I’m studying non-convex optimization for epic gains. And you must be careful about the true and ultimate essence of study.

While the majority and competitors seek orthogonal rewards, I once more find myself bravely venturing at the edge of life and local nature. This particular blog entry is a practice in the aphoristic style which is much better for post-structural profundity.

Wherever continuity is found or desired, a measurement of progress is possible only if the limited, material resource known as gradient information is available. The costly computation of partial differential equations is required to obtain the resource. The gradient of a function ƒ at a point p:

∇ƒ(p) = [∂ƒ(p)/∂x₁ ⋯ ∂ƒ(p)/∂xₙ]⊤ (⊤ denotes transposition which is meant here to create a column vector)

The solution strategy of committing to a local optimization of a non-convex function is intuitive, but we must be wiling to use the underlying structures of outside objects to gain powerful advantages when attempting to solve non-convex problems. As an example of limitations or disadvantages involved in current and popular attempts, consider a local convexity assumption (which forces the true function to morph therefore not corresponding to true reality). A function ƒ is locally convex if the following Polyak-Lojasiewicz condition is satisfied for all x considered in the neighborhood of interest:

||∇ƒ(x)||² ⩾ 2μ(ƒ(x) - ƒ*),

which means that the measured distance metric of the gradient of a function ƒ must grow as fast as an arbitrary function value V(μ) = 2μ that scales a displacement of an optimal function value ƒ*. This assumption requires gradient information which is not always available to engineering organizations or mathematical optimization practitioners, especially as the computation of differential equations usually requires statistics to be performed on large amounts of data. Perhaps there exists a structure or method that is isomorphic to the essence of the gradient being and thus there is a suitable alternative for underserved populations.

Let X be a convex set. Such requires a vector space S over some ordered field (an ordering, such as a ≼ b, is prerequisite for defining supreme (minimal and maximal) elements). The subset X ⊂ S thus has for all x and y in X, and t in the interval [0, 1], the affine combination tx + (1 - t)y ∈ X.

Fortunately, an antithetical to convexity set is simply non-convex if it is not convex.

Assume a function ƒ : X ⟶ ℝ. ƒ is convex if for all x₁, x₂ ∈ X and for all t ∈ [0, 1]:

ƒ(tx₁ + (1 - t)x₂) ⩽ tƒ(x₁) + (1 - t)ƒ(x₂).

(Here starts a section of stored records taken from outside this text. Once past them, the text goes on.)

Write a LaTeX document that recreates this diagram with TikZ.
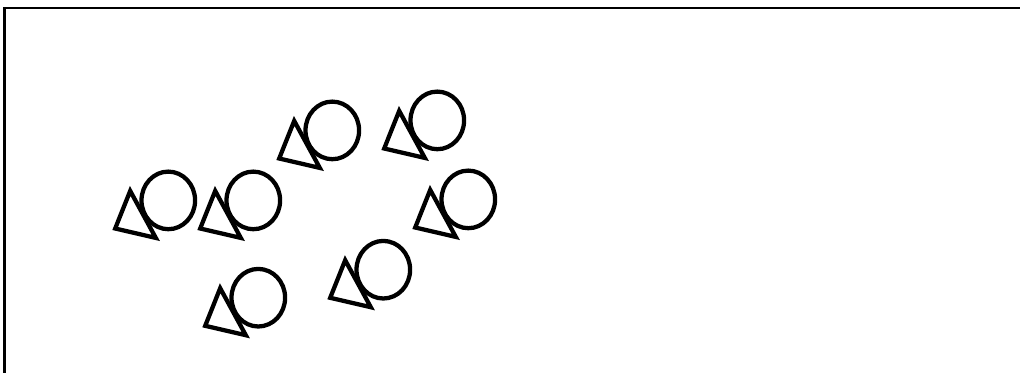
\documentclass[tikz,border=0pt]{standalone}
\begin{document}
\begin{tikzpicture}[x=0.75pt,y=-0.75pt,
  shapeline/.style={line width=3.2pt,line join=miter},
  frameline/.style={line width=1.9pt},
  pics/tricircle/.style={code={
    \draw[shapeline] (0.2,4.2) -- (-14.8,41.8) -- (25.8,51.2) -- cycle;
    \draw[shapeline] (38.3,13.7) ellipse [x radius=26.8, y radius=28.8];
  }}]
\useasboundingbox (0,0) rectangle (1020,372);
\clip (0,0) rectangle (1020,372);
\draw[frameline] (4.5,7.8) rectangle (1040,400);
\pic (gA) at (130,186.7) {tricircle};
\pic (gD) at (215,186.7) {tricircle};
\pic (gB) at (294,116.7) {tricircle};
\pic (gC) at (399,106.7) {tricircle};
\pic (gE) at (430,185.7) {tricircle};
\pic (gF) at (220,284) {tricircle};
\pic (gG) at (345,256) {tricircle};
\end{tikzpicture}
\end{document}
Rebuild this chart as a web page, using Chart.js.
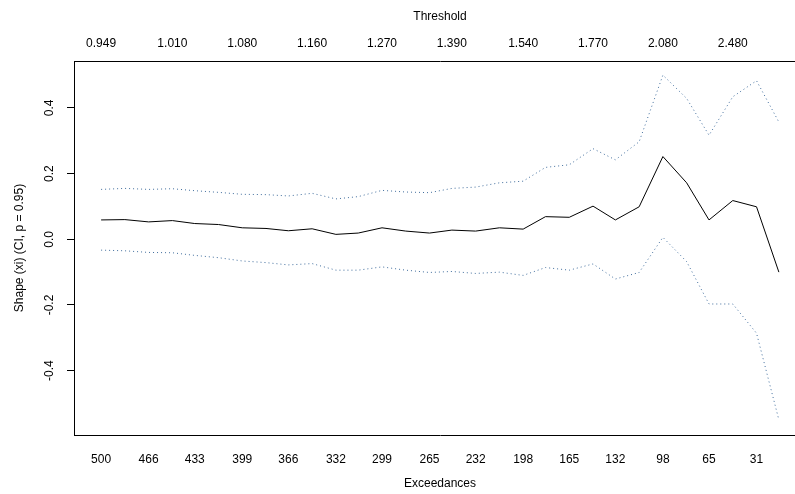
<!DOCTYPE html>
<html>
<head>
<meta charset="utf-8">
<script src="https://cdn.jsdelivr.net/npm/chart.js@4/dist/chart.umd.min.js"></script>
<style>
  html, body { margin: 0; padding: 0; overflow: hidden; background: #fff; width: 795px; height: 494px; }
  #wrap { position: absolute; left: 0; top: 0; width: 806px; height: 494px; }
</style>
</head>
<body>
<div id="wrap"><canvas id="shape" width="806" height="494"></canvas></div>
<script>
// number of exceedances for each fitted model (30 models, 500 down to 15)
const exceedances = [500, 483, 466, 449, 433, 416, 399, 382, 366, 349, 332, 316, 299, 282, 265,
                     249, 232, 215, 198, 182, 165, 148, 132, 115, 98, 81, 65, 48, 31, 15];
// shape estimate xi
const shapeEst = [0.059, 0.060, 0.053, 0.057, 0.048, 0.045, 0.035, 0.033, 0.026, 0.032, 0.015, 0.019, 0.035, 0.025, 0.019,
                  0.028, 0.025, 0.035, 0.031, 0.069, 0.067, 0.101, 0.059, 0.099, 0.252, 0.172, 0.059, 0.118, 0.099, -0.100];
// 95% confidence bounds
const lowerCI = [-0.033, -0.035, -0.040, -0.041, -0.049, -0.056, -0.066, -0.071, -0.078, -0.074, -0.094, -0.094, -0.084, -0.094, -0.101,
                 -0.098, -0.104, -0.100, -0.110, -0.086, -0.094, -0.075, -0.121, -0.101, 0.006, -0.068, -0.197, -0.197, -0.286, -0.550];
const upperCI = [0.152, 0.155, 0.152, 0.154, 0.148, 0.143, 0.137, 0.136, 0.132, 0.140, 0.123, 0.130, 0.149, 0.144, 0.142,
                 0.155, 0.159, 0.172, 0.177, 0.219, 0.227, 0.276, 0.242, 0.297, 0.500, 0.429, 0.317, 0.434, 0.483, 0.357];
// threshold labels shown on top axis (every 3rd model)
const thresholdLabels = ['0.949', '1.010', '1.080', '1.160', '1.270', '1.390', '1.540', '1.770', '2.080', '2.480'];
const yTicks = [-0.4, -0.2, 0, 0.2, 0.4];

const FONT = { family: "'Liberation Sans', Arial, Helvetica, sans-serif", size: 12 };
Chart.defaults.color = '#000';
Chart.defaults.font = FONT;

const pts = arr => exceedances.map((e, i) => ({ x: e, y: arr[i] }));

// R style axis range: data range plus 4% on each side
const xMin = 15 - 0.04 * 485, xMax = 500 + 0.04 * 485;

new Chart(document.getElementById('shape'), {
  type: 'line',
  data: {
    datasets: [
      { label: 'xi', data: pts(shapeEst), borderColor: '#000', borderWidth: 1, pointRadius: 0, tension: 0 },
      { label: 'lower', data: pts(lowerCI), borderColor: '#3f6c9c', borderWidth: 1, borderDash: [1, 3], pointRadius: 0, tension: 0 },
      { label: 'upper', data: pts(upperCI), borderColor: '#3f6c9c', borderWidth: 1, borderDash: [1, 3], pointRadius: 0, tension: 0 }
    ]
  },
  options: {
    responsive: false,
    animation: false,
    layout: { padding: 0 },
    plugins: { legend: { display: false }, tooltip: { enabled: false } },
    scales: {
      x: {
        type: 'linear', position: 'bottom', reverse: true, min: xMin, max: xMax,
        afterBuildTicks: s => { s.ticks = exceedances.filter((_, i) => i % 2 === 0).map(v => ({ value: v })); },
        afterFit: s => { s.height = 59; s.paddingLeft = 0; s.paddingRight = 0; },
        grid: { display: false, drawTicks: false },
        border: { display: true, color: '#000', width: 1 },
        ticks: { autoSkip: false, maxRotation: 0, padding: 17, callback: v => String(v) },
        title: { display: true, text: 'Exceedances', padding: 3 }
      },
      x2: {
        type: 'linear', position: 'top', reverse: true, min: xMin, max: xMax,
        afterBuildTicks: s => { s.ticks = thresholdLabels.map((_, k) => ({ value: exceedances[3 * k] })); },
        afterFit: s => { s.height = 61; s.paddingLeft = 0; s.paddingRight = 0; },
        grid: { display: false, drawTicks: false },
        border: { display: true, color: '#000', width: 1 },
        ticks: { autoSkip: false, maxRotation: 0, padding: 10, callback: (v, i) => thresholdLabels[i] },
        title: { display: true, text: 'Threshold', padding: 9 }
      },
      y: {
        type: 'linear', position: 'left', min: -0.596, max: 0.543,
        afterBuildTicks: s => { s.ticks = yTicks.map(v => ({ value: v })); },
        afterFit: s => { s.width = 74; s.paddingTop = 0; s.paddingBottom = 0; },
        grid: { display: true, drawOnChartArea: false, drawTicks: true, tickLength: 7, color: '#000' },
        border: { display: true, color: '#000', width: 1 },
        ticks: { minRotation: 90, maxRotation: 90, crossAlign: 'center', padding: 7, callback: v => v.toFixed(1) },
        title: { display: true, text: 'Shape (xi) (CI, p = 0.95)', padding: 12 }
      }
    }
  }
});
</script>
</body>
</html>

When this inequality is understood as

ƒ(αx + βy) ⩽ αƒ(x) + βƒ(y)

for all x, y ∈ ℝⁿ and all α, β ∈ ℝ with α + β = 1, α ⩾ 0, β ⩾ 0, it can be seen that convexity can be generalized and generalized for the purpose of exploiting the utility of outside structures, which is what the representation or concept of convexity leads to. But non-convexity is any object that does not meet the conditions for convexity, and there exists many non-convex cases and such coheres with the framework that tries to address the problem of discovering methods for resolving non-convexity’s difficulty. The large domain of such a framework is an outside of traditional convex optimization. Our goal is to bravely operate within this outside to obtain rewards of methods and knowledge that correspond to truths pertaining to non-convexity and its optimization. Due to the difficulty of handling non-convexity, it should be expected that any valuable success found will be limited to only being able to be used in particular fashions rather than in any case without careful analysis of the particular instance.

The underlying structure of convex projections requires a certain and intuitive understanding. Despite the Euclidean L²-norm in the convex projection operator (arXiv:1712.07897, 2.2 Convex Projections)

Π_C (z) := argmin(x ∈ C) ||x - z||₂

(with the C ⊂ ℝⁿ in Π_C being a subscript for understanding notation’s sake) being an optional metric, the practitioner is forced to use a geometric interpretation, and such interpretations fail to account for cases where higher dimensions may create additional obstacles. …Or at least I hope so so that I can create a new non-convex optimization technique with such motivation. My attempt is to create a framework, first conceptual and then implemented in physical form, that enables a practitioner or user to solve many non-convex optimization problems without using a lot of assumptions.